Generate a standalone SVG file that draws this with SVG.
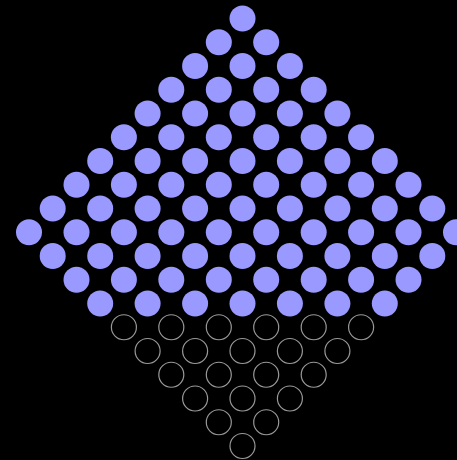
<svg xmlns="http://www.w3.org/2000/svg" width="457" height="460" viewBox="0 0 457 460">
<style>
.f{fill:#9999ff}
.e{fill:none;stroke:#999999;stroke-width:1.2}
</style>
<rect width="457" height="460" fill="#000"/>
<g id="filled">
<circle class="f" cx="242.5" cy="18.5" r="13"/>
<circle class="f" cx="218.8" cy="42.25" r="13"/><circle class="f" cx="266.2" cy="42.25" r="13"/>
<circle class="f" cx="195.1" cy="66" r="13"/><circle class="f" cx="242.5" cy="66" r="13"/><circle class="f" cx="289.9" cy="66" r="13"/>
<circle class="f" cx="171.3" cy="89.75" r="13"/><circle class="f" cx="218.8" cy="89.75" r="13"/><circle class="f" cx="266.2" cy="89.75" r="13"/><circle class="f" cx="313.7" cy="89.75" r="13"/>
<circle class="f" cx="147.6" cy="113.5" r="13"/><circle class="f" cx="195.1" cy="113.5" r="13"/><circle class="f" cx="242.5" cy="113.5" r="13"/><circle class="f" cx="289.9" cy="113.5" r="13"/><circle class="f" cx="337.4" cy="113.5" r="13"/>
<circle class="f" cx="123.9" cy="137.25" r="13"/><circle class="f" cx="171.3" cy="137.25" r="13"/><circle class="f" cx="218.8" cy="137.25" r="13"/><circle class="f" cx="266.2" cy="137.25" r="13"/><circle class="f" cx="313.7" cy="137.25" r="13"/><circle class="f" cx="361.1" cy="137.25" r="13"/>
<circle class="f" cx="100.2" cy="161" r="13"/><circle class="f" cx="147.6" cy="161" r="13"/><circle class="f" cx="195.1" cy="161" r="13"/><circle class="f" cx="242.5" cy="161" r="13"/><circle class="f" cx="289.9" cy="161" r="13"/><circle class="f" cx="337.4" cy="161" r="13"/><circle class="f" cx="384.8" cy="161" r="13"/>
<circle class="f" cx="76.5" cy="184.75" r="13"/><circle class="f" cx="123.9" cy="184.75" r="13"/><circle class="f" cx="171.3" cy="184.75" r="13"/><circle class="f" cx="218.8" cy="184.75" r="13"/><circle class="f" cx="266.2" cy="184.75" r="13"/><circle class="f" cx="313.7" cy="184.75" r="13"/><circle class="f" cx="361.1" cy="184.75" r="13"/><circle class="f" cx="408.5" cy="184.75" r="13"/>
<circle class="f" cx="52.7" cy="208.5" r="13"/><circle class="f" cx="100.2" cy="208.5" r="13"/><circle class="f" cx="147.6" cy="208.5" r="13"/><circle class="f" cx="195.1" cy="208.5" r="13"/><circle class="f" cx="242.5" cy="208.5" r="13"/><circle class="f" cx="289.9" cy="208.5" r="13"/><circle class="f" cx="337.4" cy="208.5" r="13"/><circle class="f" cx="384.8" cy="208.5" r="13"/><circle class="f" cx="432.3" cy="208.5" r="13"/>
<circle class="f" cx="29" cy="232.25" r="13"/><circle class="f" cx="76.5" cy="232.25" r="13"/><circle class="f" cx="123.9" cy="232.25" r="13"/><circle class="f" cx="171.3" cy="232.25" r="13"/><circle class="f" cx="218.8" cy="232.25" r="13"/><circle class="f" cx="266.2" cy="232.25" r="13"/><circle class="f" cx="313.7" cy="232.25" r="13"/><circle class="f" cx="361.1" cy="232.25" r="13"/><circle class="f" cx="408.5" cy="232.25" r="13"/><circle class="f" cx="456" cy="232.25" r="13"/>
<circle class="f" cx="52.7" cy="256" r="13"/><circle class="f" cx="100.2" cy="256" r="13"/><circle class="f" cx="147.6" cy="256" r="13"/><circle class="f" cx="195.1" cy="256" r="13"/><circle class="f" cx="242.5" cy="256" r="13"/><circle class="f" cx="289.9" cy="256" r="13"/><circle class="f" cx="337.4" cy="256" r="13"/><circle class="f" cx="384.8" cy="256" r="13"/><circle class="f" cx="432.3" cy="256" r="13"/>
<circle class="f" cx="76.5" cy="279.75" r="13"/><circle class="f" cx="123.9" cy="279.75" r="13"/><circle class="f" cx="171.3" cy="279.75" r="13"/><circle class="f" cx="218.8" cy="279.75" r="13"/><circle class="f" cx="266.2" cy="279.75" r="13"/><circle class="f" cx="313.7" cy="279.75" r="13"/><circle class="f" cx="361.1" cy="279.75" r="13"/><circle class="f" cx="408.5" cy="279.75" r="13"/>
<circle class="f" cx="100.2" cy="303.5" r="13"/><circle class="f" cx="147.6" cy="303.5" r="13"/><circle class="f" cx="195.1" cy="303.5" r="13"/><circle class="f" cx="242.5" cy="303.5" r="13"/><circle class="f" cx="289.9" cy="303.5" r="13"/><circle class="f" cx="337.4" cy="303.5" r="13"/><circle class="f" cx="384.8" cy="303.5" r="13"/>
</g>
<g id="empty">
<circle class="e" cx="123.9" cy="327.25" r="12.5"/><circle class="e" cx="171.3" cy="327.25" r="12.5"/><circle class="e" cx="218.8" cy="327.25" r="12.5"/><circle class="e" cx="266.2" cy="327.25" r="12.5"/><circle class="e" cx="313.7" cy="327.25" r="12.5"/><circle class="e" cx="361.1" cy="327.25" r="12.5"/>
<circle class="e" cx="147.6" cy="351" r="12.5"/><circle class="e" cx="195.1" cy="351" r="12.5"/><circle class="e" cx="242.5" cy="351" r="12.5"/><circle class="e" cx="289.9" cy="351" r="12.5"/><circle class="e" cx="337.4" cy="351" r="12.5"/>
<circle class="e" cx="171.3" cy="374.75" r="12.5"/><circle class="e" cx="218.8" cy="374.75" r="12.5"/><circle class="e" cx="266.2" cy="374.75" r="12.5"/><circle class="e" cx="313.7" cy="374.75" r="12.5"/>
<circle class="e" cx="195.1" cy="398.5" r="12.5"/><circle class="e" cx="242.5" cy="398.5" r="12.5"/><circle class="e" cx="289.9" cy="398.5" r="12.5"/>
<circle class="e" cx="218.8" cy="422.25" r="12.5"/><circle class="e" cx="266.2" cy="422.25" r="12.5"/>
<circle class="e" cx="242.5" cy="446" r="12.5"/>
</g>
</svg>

******

THE REQUEST | Reproduce the material in full, word for word, and omit the pictures.

OUTPUT FOR THIS TASK |
Generate a standalone SVG file that draws this with SVG.
<svg xmlns="http://www.w3.org/2000/svg" width="457" height="460" viewBox="0 0 457 460">
<style>
.f{fill:#9999ff}
.e{fill:none;stroke:#999999;stroke-width:1.2}
</style>
<rect width="457" height="460" fill="#000"/>
<g id="filled">
<circle class="f" cx="242.5" cy="18.5" r="13"/>
<circle class="f" cx="218.8" cy="42.25" r="13"/><circle class="f" cx="266.2" cy="42.25" r="13"/>
<circle class="f" cx="195.1" cy="66" r="13"/><circle class="f" cx="242.5" cy="66" r="13"/><circle class="f" cx="289.9" cy="66" r="13"/>
<circle class="f" cx="171.3" cy="89.75" r="13"/><circle class="f" cx="218.8" cy="89.75" r="13"/><circle class="f" cx="266.2" cy="89.75" r="13"/><circle class="f" cx="313.7" cy="89.75" r="13"/>
<circle class="f" cx="147.6" cy="113.5" r="13"/><circle class="f" cx="195.1" cy="113.5" r="13"/><circle class="f" cx="242.5" cy="113.5" r="13"/><circle class="f" cx="289.9" cy="113.5" r="13"/><circle class="f" cx="337.4" cy="113.5" r="13"/>
<circle class="f" cx="123.9" cy="137.25" r="13"/><circle class="f" cx="171.3" cy="137.25" r="13"/><circle class="f" cx="218.8" cy="137.25" r="13"/><circle class="f" cx="266.2" cy="137.25" r="13"/><circle class="f" cx="313.7" cy="137.25" r="13"/><circle class="f" cx="361.1" cy="137.25" r="13"/>
<circle class="f" cx="100.2" cy="161" r="13"/><circle class="f" cx="147.6" cy="161" r="13"/><circle class="f" cx="195.1" cy="161" r="13"/><circle class="f" cx="242.5" cy="161" r="13"/><circle class="f" cx="289.9" cy="161" r="13"/><circle class="f" cx="337.4" cy="161" r="13"/><circle class="f" cx="384.8" cy="161" r="13"/>
<circle class="f" cx="76.5" cy="184.75" r="13"/><circle class="f" cx="123.9" cy="184.75" r="13"/><circle class="f" cx="171.3" cy="184.75" r="13"/><circle class="f" cx="218.8" cy="184.75" r="13"/><circle class="f" cx="266.2" cy="184.75" r="13"/><circle class="f" cx="313.7" cy="184.75" r="13"/><circle class="f" cx="361.1" cy="184.75" r="13"/><circle class="f" cx="408.5" cy="184.75" r="13"/>
<circle class="f" cx="52.7" cy="208.5" r="13"/><circle class="f" cx="100.2" cy="208.5" r="13"/><circle class="f" cx="147.6" cy="208.5" r="13"/><circle class="f" cx="195.1" cy="208.5" r="13"/><circle class="f" cx="242.5" cy="208.5" r="13"/><circle class="f" cx="289.9" cy="208.5" r="13"/><circle class="f" cx="337.4" cy="208.5" r="13"/><circle class="f" cx="384.8" cy="208.5" r="13"/><circle class="f" cx="432.3" cy="208.5" r="13"/>
<circle class="f" cx="29" cy="232.25" r="13"/><circle class="f" cx="76.5" cy="232.25" r="13"/><circle class="f" cx="123.9" cy="232.25" r="13"/><circle class="f" cx="171.3" cy="232.25" r="13"/><circle class="f" cx="218.8" cy="232.25" r="13"/><circle class="f" cx="266.2" cy="232.25" r="13"/><circle class="f" cx="313.7" cy="232.25" r="13"/><circle class="f" cx="361.1" cy="232.25" r="13"/><circle class="f" cx="408.5" cy="232.25" r="13"/><circle class="f" cx="456" cy="232.25" r="13"/>
<circle class="f" cx="52.7" cy="256" r="13"/><circle class="f" cx="100.2" cy="256" r="13"/><circle class="f" cx="147.6" cy="256" r="13"/><circle class="f" cx="195.1" cy="256" r="13"/><circle class="f" cx="242.5" cy="256" r="13"/><circle class="f" cx="289.9" cy="256" r="13"/><circle class="f" cx="337.4" cy="256" r="13"/><circle class="f" cx="384.8" cy="256" r="13"/><circle class="f" cx="432.3" cy="256" r="13"/>
<circle class="f" cx="76.5" cy="279.75" r="13"/><circle class="f" cx="123.9" cy="279.75" r="13"/><circle class="f" cx="171.3" cy="279.75" r="13"/><circle class="f" cx="218.8" cy="279.75" r="13"/><circle class="f" cx="266.2" cy="279.75" r="13"/><circle class="f" cx="313.7" cy="279.75" r="13"/><circle class="f" cx="361.1" cy="279.75" r="13"/><circle class="f" cx="408.5" cy="279.75" r="13"/>
<circle class="f" cx="100.2" cy="303.5" r="13"/><circle class="f" cx="147.6" cy="303.5" r="13"/><circle class="f" cx="195.1" cy="303.5" r="13"/><circle class="f" cx="242.5" cy="303.5" r="13"/><circle class="f" cx="289.9" cy="303.5" r="13"/><circle class="f" cx="337.4" cy="303.5" r="13"/><circle class="f" cx="384.8" cy="303.5" r="13"/>
</g>
<g id="empty">
<circle class="e" cx="123.9" cy="327.25" r="12.5"/><circle class="e" cx="171.3" cy="327.25" r="12.5"/><circle class="e" cx="218.8" cy="327.25" r="12.5"/><circle class="e" cx="266.2" cy="327.25" r="12.5"/><circle class="e" cx="313.7" cy="327.25" r="12.5"/><circle class="e" cx="361.1" cy="327.25" r="12.5"/>
<circle class="e" cx="147.6" cy="351" r="12.5"/><circle class="e" cx="195.1" cy="351" r="12.5"/><circle class="e" cx="242.5" cy="351" r="12.5"/><circle class="e" cx="289.9" cy="351" r="12.5"/><circle class="e" cx="337.4" cy="351" r="12.5"/>
<circle class="e" cx="171.3" cy="374.75" r="12.5"/><circle class="e" cx="218.8" cy="374.75" r="12.5"/><circle class="e" cx="266.2" cy="374.75" r="12.5"/><circle class="e" cx="313.7" cy="374.75" r="12.5"/>
<circle class="e" cx="195.1" cy="398.5" r="12.5"/><circle class="e" cx="242.5" cy="398.5" r="12.5"/><circle class="e" cx="289.9" cy="398.5" r="12.5"/>
<circle class="e" cx="218.8" cy="422.25" r="12.5"/><circle class="e" cx="266.2" cy="422.25" r="12.5"/>
<circle class="e" cx="242.5" cy="446" r="12.5"/>
</g>
</svg>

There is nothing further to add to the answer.